### Work required
Can you set down, exactly as they appear below, the lines from the opening of the material through the one bearing "color=RED, zorder=5)", minus the pictures?

### Supplied material
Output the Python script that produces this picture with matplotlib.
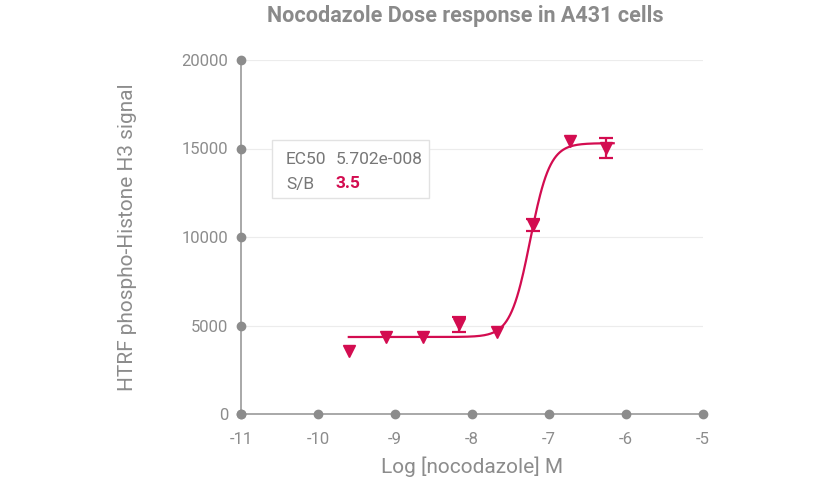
import numpy as np
import matplotlib

matplotlib.use("Agg")
import matplotlib.pyplot as plt

# measured points (log M, signal, error)
log_conc = [-9.60, -9.12, -8.64, -8.17, -7.68, -7.21, -6.73, -6.26]
signal = [3560, 4350, 4350, 5080, 4630, 10680, 15420, 15030]
signal_err = [0, 0, 0, 420, 0, 350, 0, 540]

# 4PL fit parameters
fit_bottom = 4350
fit_top = 15300
fit_log_ec50 = np.log10(5.702e-8)
fit_hill = 3.4

x_ticks = [-11, -10, -9, -8, -7, -6, -5]
y_ticks = [0, 5000, 10000, 15000, 20000]

RED = "#d30c50"
GREY = "#8c8c8c"
plt.rcParams["font.family"] = ["Roboto", "DejaVu Sans"]

fig = plt.figure(figsize=(8.2, 4.79), dpi=100)
ax = fig.add_axes([241 / 820, 1 - 414 / 479, 462 / 820, 354 / 479])

xs = np.linspace(log_conc[0], log_conc[-1] + 0.1, 300)
fit = fit_bottom + (fit_top - fit_bottom) / (1 + 10 ** ((fit_log_ec50 - xs) * fit_hill))
ax.plot(xs, fit, color=RED, lw=1.6, zorder=3)

for x, y, e in zip(log_conc, signal, signal_err):
    if e:
        ax.errorbar(x, y, yerr=e, fmt="none", ecolor=RED, elinewidth=1.6,
                    capsize=5, capthick=1.6, zorder=4)
ax.plot(log_conc, signal, linestyle="none", marker="v", markersize=8,
        color=RED, zorder=5)

ax.set_xlim(-11, -5)
ax.set_ylim(0, 20000)
for yt in y_ticks[1:]:
    ax.axhline(yt, color="#ececec", lw=0.8, zorder=0)

for side in ["top", "right"]:
    ax.spines[side].set_visible(False)
for side in ["left", "bottom"]:
    ax.spines[side].set_color("#9a9a9a")
    ax.spines[side].set_linewidth(1.2)

ax.plot(x_ticks, [0] * len(x_ticks), "o", color=GREY, markersize=6,
        clip_on=False, zorder=6)
ax.plot([-11] * len(y_ticks), y_ticks, "o", color=GREY, markersize=6,
        clip_on=False, zorder=6)

ax.set_xticks(x_ticks)
ax.set_yticks(y_ticks)
ax.tick_params(axis="y", length=0, labelsize=12, colors=GREY, pad=9)
ax.tick_params(axis="x", length=0, labelsize=12, colors=GREY, pad=13)
ax.set_xticklabels([str(t) for t in x_ticks])

ax.set_xlabel("Log [nocodazole] M", fontsize=15, color=GREY, labelpad=7)
ax.set_ylabel("HTRF phospho-Histone H3 signal", fontsize=15, color=GREY,
              labelpad=32)
fig.text(0.568, 0.99, "Nocodazole Dose response in A431 cells", ha="center",
         va="top", fontsize=15.5, fontweight="bold", color="#8a8a8a")

# EC50 box
box = matplotlib.patches.Rectangle((272 / 820, 1 - 198 / 479), 157 / 820, 58 / 479,
                                   transform=fig.transFigure, facecolor="white",
                                   edgecolor="#e2e2e2", lw=1, zorder=10)
fig.patches.append(box)
fig.text(286 / 820, 1 - 160 / 479, "EC50", fontsize=12.5, color="#777777", va="center", zorder=11)
fig.text(336 / 820, 1 - 160 / 479, "5.702e-008", fontsize=12.5, color="#777777", va="center", zorder=11)
fig.text(286 / 820, 1 - 184 / 479, "S/B", fontsize=12.5, color="#777777", va="center", zorder=11)
fig.text(336 / 820, 1 - 184 / 479, "3.5", fontsize=12.5, color=RED, va="center",
         fontweight="bold", zorder=11)

fig.savefig("out.png", dpi=100)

### Exercise solution
Output the Python script that produces this picture with matplotlib.
import numpy as np
import matplotlib

matplotlib.use("Agg")
import matplotlib.pyplot as plt

# measured points (log M, signal, error)
log_conc = [-9.60, -9.12, -8.64, -8.17, -7.68, -7.21, -6.73, -6.26]
signal = [3560, 4350, 4350, 5080, 4630, 10680, 15420, 15030]
signal_err = [0, 0, 0, 420, 0, 350, 0, 540]

# 4PL fit parameters
fit_bottom = 4350
fit_top = 15300
fit_log_ec50 = np.log10(5.702e-8)
fit_hill = 3.4

x_ticks = [-11, -10, -9, -8, -7, -6, -5]
y_ticks = [0, 5000, 10000, 15000, 20000]

RED = "#d30c50"
GREY = "#8c8c8c"
plt.rcParams["font.family"] = ["Roboto", "DejaVu Sans"]

fig = plt.figure(figsize=(8.2, 4.79), dpi=100)
ax = fig.add_axes([241 / 820, 1 - 414 / 479, 462 / 820, 354 / 479])

xs = np.linspace(log_conc[0], log_conc[-1] + 0.1, 300)
fit = fit_bottom + (fit_top - fit_bottom) / (1 + 10 ** ((fit_log_ec50 - xs) * fit_hill))
ax.plot(xs, fit, color=RED, lw=1.6, zorder=3)

for x, y, e in zip(log_conc, signal, signal_err):
    if e:
        ax.errorbar(x, y, yerr=e, fmt="none", ecolor=RED, elinewidth=1.6,
                    capsize=5, capthick=1.6, zorder=4)
ax.plot(log_conc, signal, linestyle="none", marker="v", markersize=8,
        color=RED, zorder=5)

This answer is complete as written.